There are Muslims who want to establish a caliphate and get  rid of non-Muslims, and they are the threat we're facing.  We must understand, however, that most Muslims do not hold this view and that there are Muslim scholars who tell us that these young terrorists are ill-informed as to their own Holy Book and the traditions of interpretation of Islam.

Within Islam, Islamic scholars read the Q'uran and the Hadith (the tradition of sayings of the prophet) and the various traditions of Islamic jurisprudence, with a view to interpreting Islam for our present day.   Those scholars have the task these days of articulating a way of being Muslim that is in opposition to the terrorist element in the Islamic world, and to help Muslims understand how to practice submission to God in the context of pluralistic societies.  I'm trying to learn more about how this work is going on in the world.

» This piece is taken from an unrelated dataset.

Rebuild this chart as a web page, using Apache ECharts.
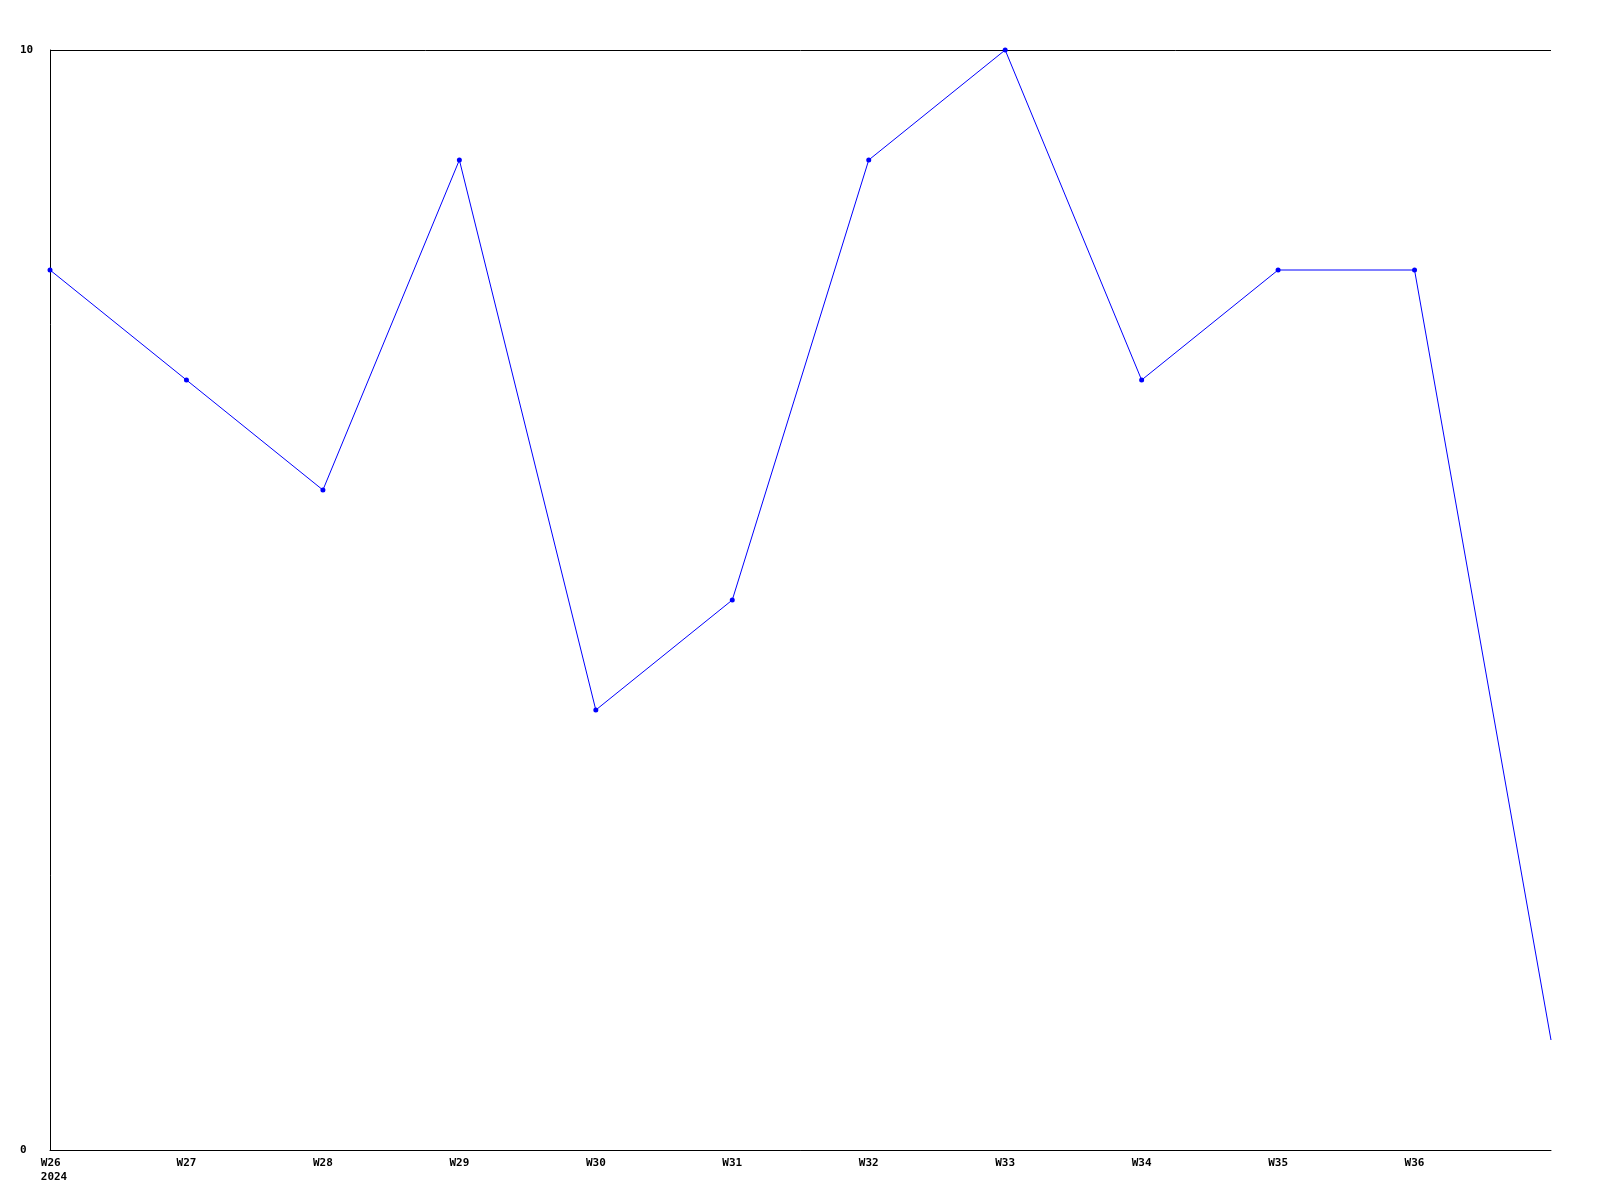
<!DOCTYPE html>
<html>
<head>
<meta charset="utf-8">
<script src="https://cdn.jsdelivr.net/npm/echarts@6/dist/echarts.min.js"></script>
<style>
html,body{margin:0;padding:0;background:#fff;}
#chart{width:1600px;height:1200px;}
</style>
</head>
<body>
<div id="chart"></div>
<script>
const categories = ["W26","W27","W28","W29","W30","W31","W32","W33","W34","W35","W36","W37"];
const tickLabels = ["W26","W27","W28","W29","W30","W31","W32","W33","W34","W35","W36",""];
const yearLabel = "2024";
const values = [8, 7, 6, 9, 4, 5, 9, 10, 7, 8, 8, 1];
const yTicks = [0, 10];

const chart = echarts.init(document.getElementById('chart'), null, {renderer:'canvas'});
const font = {fontFamily:'DejaVu Sans Mono', fontWeight:'bold', fontSize:11, color:'#000'};
const tok = Object.assign({align:'left', padding:[0,0,0,8], lineHeight:14}, font);
chart.setOption({
  animation:false,
  backgroundColor:'#fff',
  grid:{left:50,right:49,top:50,bottom:50,containLabel:false},
  xAxis:{
    type:'category',
    data:categories,
    boundaryGap:false,
    axisLine:{show:true,lineStyle:{color:'#000',width:1}},
    axisTick:{show:false},
    splitLine:{show:false},
    axisLabel:Object.assign({
      interval:0,
      margin:6,
      lineHeight:14,
      formatter:(v,i)=> i===0 ? '{a|'+tickLabels[i]+'}\n{a|'+yearLabel+'}' : tickLabels[i],
      rich:{a:tok}
    },font)
  },
  yAxis:{
    type:'value',
    min:yTicks[0],
    max:yTicks[yTicks.length-1],
    interval:10,
    axisLine:{show:true,lineStyle:{color:'#000',width:1}},
    axisTick:{show:false},
    splitLine:{show:true,lineStyle:{color:'#000',width:1}},
    axisLabel:Object.assign({margin:30,align:'left'},font)
  },
  series:[{
    type:'line',
    data:values.map((v,i)=>({value:v, symbolSize: i===values.length-1?0:5})),
    symbol:'circle',
    showAllSymbol:true,
    itemStyle:{color:'#0000ff'},
    lineStyle:{color:'#0000ff',width:1},
    clip:false
  }]
});
</script>
</body>
</html>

Within Judaism, Christianity, and Islam there are those who espouse the way of violence. The futility and blasphemy of this has been addressed by those such as Rabbi Jonathan Sacks, whose recent book "Not in God's Name" made clear that God does not countenance our violence.  It is not insignificant that Rabbi Sacks draws on the thought of a Christian named Rene Girard to help make his case.  Girard's influence on Christian theology in the last twenty years has been considerable, leading to deep consideration by Christian theologians of Christian complicity in violence and the resources of the Gospels to address and correct our error.

All of this is to say that I am trying to approach the understanding of Islam in today's world with clear-eyed realism, but also with hope that through all this struggle and confusion we might finally arrive at a more gracious place as children of Abraham.  Terror has no place in this future.  Those who insist on it are delusional and are creating their own hell.  God loves all God's creatures, and does not coerce.

We won't get toward the future we want by categorically misrepresenting people and their views.  We won't get there by writing off a whole religion with easy stereotypes.  We can't wish away the world's Muslims, nor should we.  They are our neighbors, as the teaching of Jesus clearly implies.  We won't get there by allowing ourselves to be victims of demagoguery.

Somehow, I have to find the way forward that involves making peace wherever it is possible to make peace.  "If it is possible, so far as it depends on you, live peaceably with all," said the Apostle Paul (Romans 12:18).  Somehow, I have to find my way beyond fear, because fear causes human beings to make terrible decisions.  The message of the angels is always "fear not."

I find in reading the Quran alongside our own Bible that my own gratitude for the witness of Jesus grows. I'm respectful of a tradition that teaches submission to God, but I'm personally grateful for a vision of God who is Love.  That's the great witness of Christianity to the world.  I hope I can live up to it somehow as I grow.  I hope that Christians can embrace the love of Jesus which allows us to love our Muslim neighbors.